> **Stated task**
Nothing but the lines from the line that contains "Write a Python" through the line that contains "mec='#333333', mew=1.0, zorder=3)" should appear in the output, each reproduced exactly.

> **Extracted data**

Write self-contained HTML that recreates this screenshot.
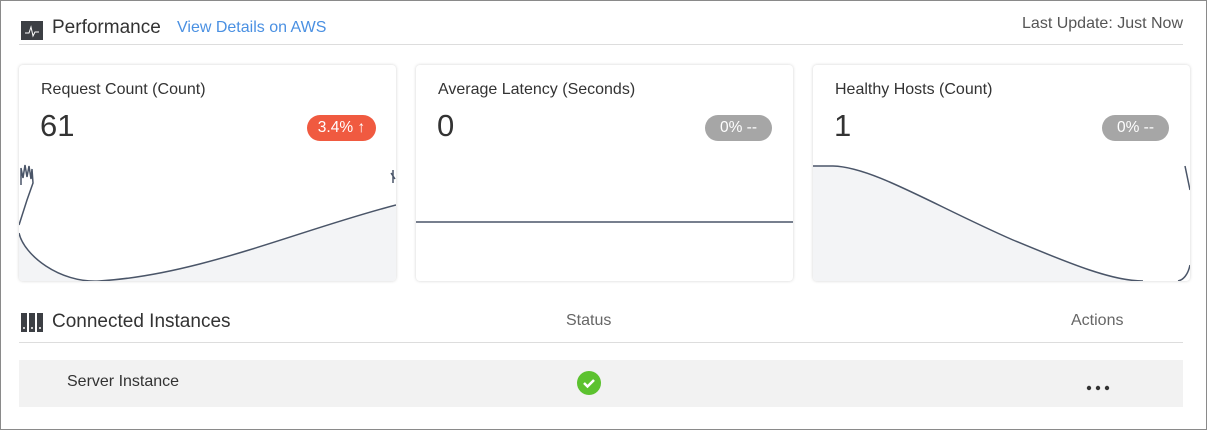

...

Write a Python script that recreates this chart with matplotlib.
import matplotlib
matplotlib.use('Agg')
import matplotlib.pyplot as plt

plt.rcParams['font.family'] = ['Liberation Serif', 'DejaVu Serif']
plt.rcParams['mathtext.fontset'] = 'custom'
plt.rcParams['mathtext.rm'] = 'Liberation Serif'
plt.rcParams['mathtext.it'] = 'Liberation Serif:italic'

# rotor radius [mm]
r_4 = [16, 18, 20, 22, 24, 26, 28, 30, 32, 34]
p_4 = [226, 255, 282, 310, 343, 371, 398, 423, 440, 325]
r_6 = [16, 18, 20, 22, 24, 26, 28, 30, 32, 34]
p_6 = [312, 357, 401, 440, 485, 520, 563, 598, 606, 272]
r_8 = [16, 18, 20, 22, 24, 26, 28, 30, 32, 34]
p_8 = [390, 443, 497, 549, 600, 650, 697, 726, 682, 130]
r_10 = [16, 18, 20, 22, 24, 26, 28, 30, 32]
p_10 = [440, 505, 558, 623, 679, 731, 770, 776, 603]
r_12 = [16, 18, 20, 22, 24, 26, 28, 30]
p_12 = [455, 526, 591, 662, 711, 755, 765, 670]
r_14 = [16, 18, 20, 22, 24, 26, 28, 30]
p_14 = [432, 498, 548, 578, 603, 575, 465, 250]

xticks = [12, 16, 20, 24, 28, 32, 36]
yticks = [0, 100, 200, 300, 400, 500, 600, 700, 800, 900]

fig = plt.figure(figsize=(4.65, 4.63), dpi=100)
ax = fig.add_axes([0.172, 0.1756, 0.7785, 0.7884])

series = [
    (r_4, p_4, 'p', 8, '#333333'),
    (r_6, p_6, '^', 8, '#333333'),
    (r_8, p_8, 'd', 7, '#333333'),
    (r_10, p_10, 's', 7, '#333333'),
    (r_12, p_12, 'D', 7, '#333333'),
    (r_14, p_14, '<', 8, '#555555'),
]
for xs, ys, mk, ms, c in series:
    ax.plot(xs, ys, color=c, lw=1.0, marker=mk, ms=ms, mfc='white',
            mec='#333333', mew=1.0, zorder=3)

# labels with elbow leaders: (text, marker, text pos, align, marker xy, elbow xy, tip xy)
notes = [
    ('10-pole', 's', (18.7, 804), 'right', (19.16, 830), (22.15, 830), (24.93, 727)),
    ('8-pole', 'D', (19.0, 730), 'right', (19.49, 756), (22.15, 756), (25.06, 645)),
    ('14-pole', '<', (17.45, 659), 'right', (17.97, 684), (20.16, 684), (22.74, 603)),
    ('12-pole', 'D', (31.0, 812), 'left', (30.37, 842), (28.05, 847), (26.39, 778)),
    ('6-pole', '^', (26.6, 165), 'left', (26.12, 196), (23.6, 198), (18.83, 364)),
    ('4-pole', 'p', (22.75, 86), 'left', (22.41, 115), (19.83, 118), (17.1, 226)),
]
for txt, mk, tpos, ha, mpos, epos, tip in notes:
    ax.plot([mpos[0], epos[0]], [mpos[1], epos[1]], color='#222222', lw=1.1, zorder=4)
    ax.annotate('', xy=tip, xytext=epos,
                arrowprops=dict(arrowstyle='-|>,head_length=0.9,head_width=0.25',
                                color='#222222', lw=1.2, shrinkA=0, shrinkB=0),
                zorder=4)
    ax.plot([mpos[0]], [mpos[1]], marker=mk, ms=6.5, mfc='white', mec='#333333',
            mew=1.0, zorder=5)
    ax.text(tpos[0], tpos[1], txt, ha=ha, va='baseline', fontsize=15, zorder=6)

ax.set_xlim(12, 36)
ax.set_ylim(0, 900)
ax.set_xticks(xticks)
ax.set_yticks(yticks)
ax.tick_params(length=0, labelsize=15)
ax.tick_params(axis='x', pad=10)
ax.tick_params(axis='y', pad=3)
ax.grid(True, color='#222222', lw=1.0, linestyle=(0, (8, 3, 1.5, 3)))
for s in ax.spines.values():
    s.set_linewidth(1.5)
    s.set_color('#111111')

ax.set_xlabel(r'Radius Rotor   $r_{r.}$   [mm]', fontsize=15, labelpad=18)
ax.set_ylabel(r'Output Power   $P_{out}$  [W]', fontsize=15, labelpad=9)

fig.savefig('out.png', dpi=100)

> **Written answer**
Write a Python script that recreates this chart with matplotlib.
import matplotlib
matplotlib.use('Agg')
import matplotlib.pyplot as plt

plt.rcParams['font.family'] = ['Liberation Serif', 'DejaVu Serif']
plt.rcParams['mathtext.fontset'] = 'custom'
plt.rcParams['mathtext.rm'] = 'Liberation Serif'
plt.rcParams['mathtext.it'] = 'Liberation Serif:italic'

# rotor radius [mm]
r_4 = [16, 18, 20, 22, 24, 26, 28, 30, 32, 34]
p_4 = [226, 255, 282, 310, 343, 371, 398, 423, 440, 325]
r_6 = [16, 18, 20, 22, 24, 26, 28, 30, 32, 34]
p_6 = [312, 357, 401, 440, 485, 520, 563, 598, 606, 272]
r_8 = [16, 18, 20, 22, 24, 26, 28, 30, 32, 34]
p_8 = [390, 443, 497, 549, 600, 650, 697, 726, 682, 130]
r_10 = [16, 18, 20, 22, 24, 26, 28, 30, 32]
p_10 = [440, 505, 558, 623, 679, 731, 770, 776, 603]
r_12 = [16, 18, 20, 22, 24, 26, 28, 30]
p_12 = [455, 526, 591, 662, 711, 755, 765, 670]
r_14 = [16, 18, 20, 22, 24, 26, 28, 30]
p_14 = [432, 498, 548, 578, 603, 575, 465, 250]

xticks = [12, 16, 20, 24, 28, 32, 36]
yticks = [0, 100, 200, 300, 400, 500, 600, 700, 800, 900]

fig = plt.figure(figsize=(4.65, 4.63), dpi=100)
ax = fig.add_axes([0.172, 0.1756, 0.7785, 0.7884])

series = [
    (r_4, p_4, 'p', 8, '#333333'),
    (r_6, p_6, '^', 8, '#333333'),
    (r_8, p_8, 'd', 7, '#333333'),
    (r_10, p_10, 's', 7, '#333333'),
    (r_12, p_12, 'D', 7, '#333333'),
    (r_14, p_14, '<', 8, '#555555'),
]
for xs, ys, mk, ms, c in series:
    ax.plot(xs, ys, color=c, lw=1.0, marker=mk, ms=ms, mfc='white',
            mec='#333333', mew=1.0, zorder=3)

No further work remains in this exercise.